A soccer game happened a week and a half ago, and I haven’t watched it since then, and I’m probably not going to for a while. There’s nothing left to analyze. The thing is done. The Thorns lost, and it wasn’t particularly close. This team was good—brilliant, at times—but at the end of the day, North Carolina was undeniable. Plenty of ink will be spilled on that subject, for years to come.
A championship is one thing. It’s a very good thing, something we’ve been blessed with three times in the last five years, and we can’t take any of that for granted, even as we dream about making constellations. Losing to this team, specifically, in the final, was always going to be hard, for a lot of reasons I don’t think I need to get into here. But really, that’s not what this is about.
Saturday afternoon, the Thorns lost, and it kind of sucked. Saturday night, standing on the patio at Kells, yell-singing “Africa” for the fifteenth time that weekend, I don’t think the loss was on anyone’s mind. The open bar, naturally, helped with that—but this wasn’t a drown-your-sorrows party. It was a genuine celebration; of this community, of this dumb sport we all love too much, of us.

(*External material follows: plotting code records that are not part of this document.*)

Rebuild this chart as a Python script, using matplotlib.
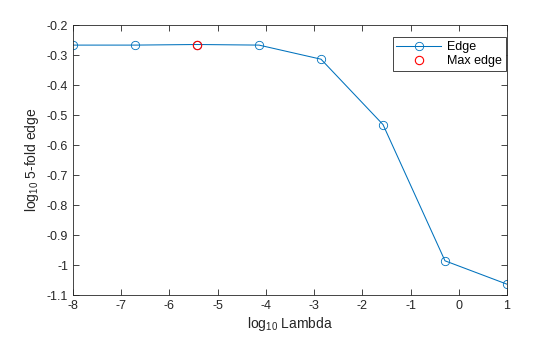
import matplotlib.pyplot as plt
import matplotlib.ticker as mticker

# log10 lambda values and the 5-fold edge
log_lambda = [-8, -6.714, -5.429, -4.143, -2.857, -1.571, -0.286, 1]
log_edge = [-0.267, -0.267, -0.265, -0.267, -0.314, -0.532, -0.986, -1.064]
max_x = [-5.429]
max_y = [-0.265]

plt.rcParams['font.family'] = ['Liberation Sans', 'DejaVu Sans']
plt.rcParams['mathtext.default'] = 'regular'
dark = '#262626'

fig = plt.figure(figsize=(5.6, 3.37), dpi=100)
ax = fig.add_axes([73 / 560, 42 / 337, 434 / 560, 270 / 337])

ax.plot(log_lambda, log_edge, color='#0072BD', lw=0.75, marker='o', ms=6,
        mfc='none', mec='#0072BD', mew=0.6, label='Edge')
ax.plot(max_x, max_y, ls='none', marker='o', ms=6, mfc='none', mec='#FF0000',
        mew=0.8, label='Max edge')

ax.set_xlim(-8, 1)
ax.set_ylim(-1.1, -0.2)
ax.set_xticks(range(-8, 2))
ax.set_yticks([-1.1, -1, -0.9, -0.8, -0.7, -0.6, -0.5, -0.4, -0.3, -0.2])
ax.xaxis.set_major_formatter(mticker.FormatStrFormatter('%g'))
ax.yaxis.set_major_formatter(mticker.FormatStrFormatter('%g'))
ax.tick_params(direction='in', top=True, right=True, length=4, width=0.6,
               colors=dark, labelsize=9)
for s in ax.spines.values():
    s.set_color(dark)
    s.set_linewidth(0.6)

ax.set_xlabel(r'log$_{10}$ Lambda', fontsize=10, color=dark, labelpad=2)
ax.set_ylabel(r'log$_{10}$ 5-fold edge', fontsize=10, color=dark, labelpad=4)

leg = ax.legend(loc='upper right', bbox_to_anchor=(0.997, 0.955), fontsize=9,
                fancybox=False, framealpha=1, edgecolor=dark, handlelength=3.6,
                borderpad=0.3, labelspacing=0.2, handletextpad=0.45,
                borderaxespad=0)
leg.get_frame().set_linewidth(0.6)

fig.savefig('out.png', dpi=100)
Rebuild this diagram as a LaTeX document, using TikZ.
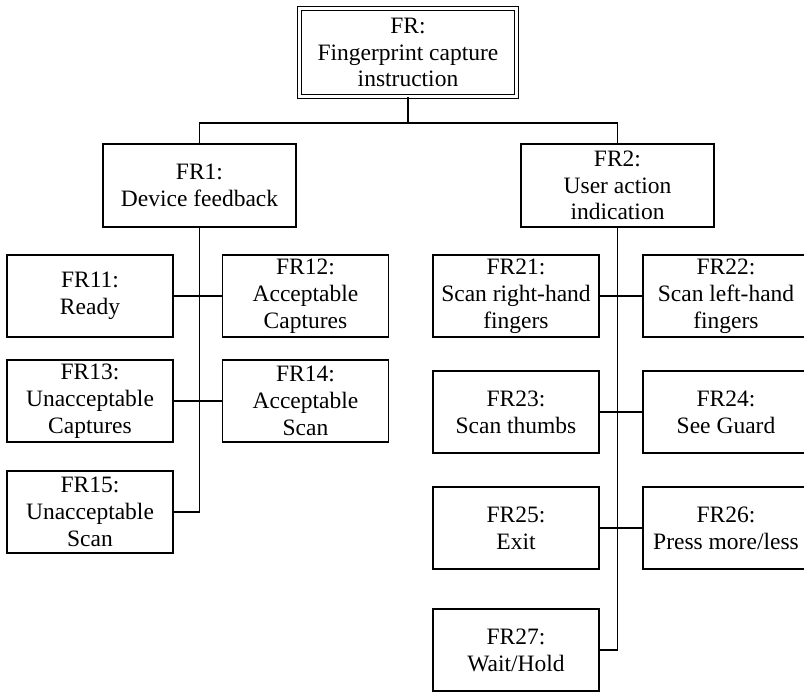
\documentclass[tikz,border=0pt]{standalone}
\usepackage{fontspec}
\setmainfont{Liberation Serif}
\begin{document}
\begin{tikzpicture}[x=1pt,y=-1pt,
  every node/.style={font=\fontsize{23.5}{26.8}\selectfont, align=center, inner sep=0pt},
  frbox/.style={draw, line width=1.3pt, minimum width=166pt, minimum height=82pt},
  midbox/.style={draw, line width=1.3pt, minimum width=193pt, minimum height=83pt},
  topbox/.style={draw, double, line width=1.2pt, double distance=2.6pt,
                 minimum width=217pt, minimum height=88pt},
  link/.style={line width=1.3pt}]
\useasboundingbox (0,0) rectangle (804,692);
\clip (0,0) rectangle (804,692);

% root and first level
\node[topbox] (FR)  at (408,52.5)  {FR:\\Fingerprint capture\\instruction};
\node[midbox] (FR1) at (199.5,185.5) {FR1:\\Device feedback};
\node[midbox] (FR2) at (617.5,185.5) {FR2:\\User action\\indication};

% children of FR1
\node[frbox] (FR11) at (90,296)    {FR11:\\Ready};
\node[frbox] (FR12) at (305.5,296) {FR12:\\Acceptable\\Captures};
\node[frbox] (FR13) at (90,401)    {FR13:\\Unacceptable\\Captures};
\node[frbox] (FR14) at (305.5,401) {FR14:\\Acceptable\\Scan};
\node[frbox] (FR15) at (90,512)    {FR15:\\Unacceptable\\Scan};

% children of FR2
\node[frbox] (FR21) at (516,296) {FR21:\\Scan right-hand\\fingers};
\node[frbox] (FR22) at (726,296) {FR22:\\Scan left-hand\\fingers};
\node[frbox] (FR23) at (516,412) {FR23:\\Scan thumbs};
\node[frbox] (FR24) at (726,412) {FR24:\\See Guard};
\node[frbox] (FR25) at (516,528) {FR25:\\Exit};
\node[frbox] (FR26) at (726,528) {FR26:\\Press more/less};
\node[frbox] (FR27) at (516,650) {FR27:\\Wait/Hold};

% tree connectors
\coordinate (bus) at (408,123);
\draw[link] (FR.south) -- (bus);
\draw[link] (FR1.north) -- (FR1.north |- bus) -- (FR2.north |- bus) -- (FR2.north);

\draw[link] (FR1.south) |- (FR15.east);
\draw[link] (FR11.east) -- (FR12.west);
\draw[link] (FR13.east) -- (FR14.west);

\draw[link] (FR2.south) |- (FR27.east);
\draw[link] (FR21.east) -- (FR22.west);
\draw[link] (FR23.east) -- (FR24.west);
\draw[link] (FR25.east) -- (FR26.west);
\end{tikzpicture}
\end{document}
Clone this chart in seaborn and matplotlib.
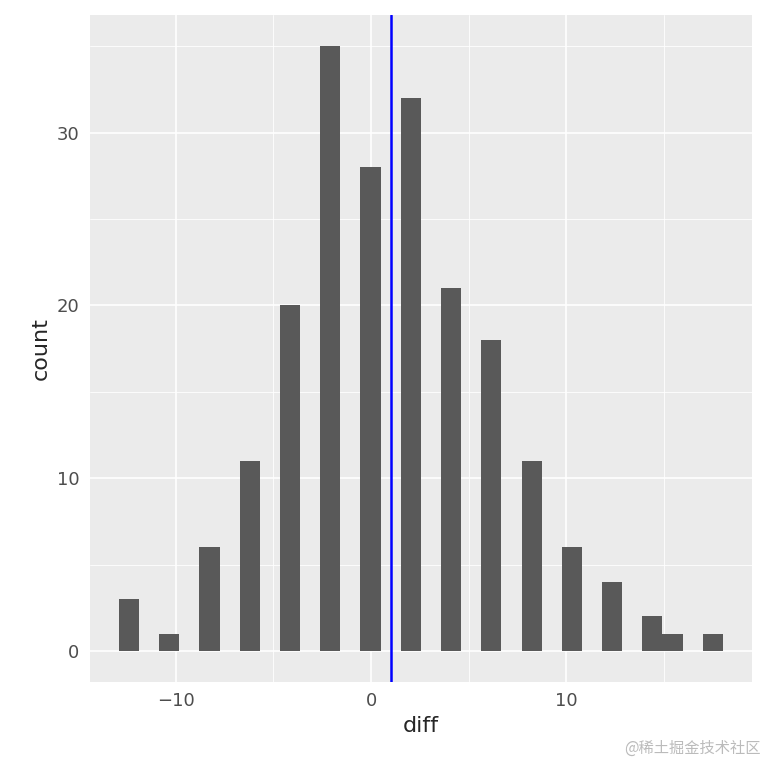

A year ago in Orlando, a couple hundred Thorns fans watched their team win and then went to a party that nobody who was there will ever forget. That night was a victory celebration, obviously. It was about winning. But it was also about something else, maybe even above and before that: it was about being there, together, for that moment.
The thing about this game is that usually, you don’t win. Only one team gets to do that each year. What you do get is the chance to be there; to feel, together, the joy, pride, heartbreak, excitement, and love that come with this thing that we know doesn’t mean anything, but also means everything.
We got to be there, last weekend. We get to be there again and again and again.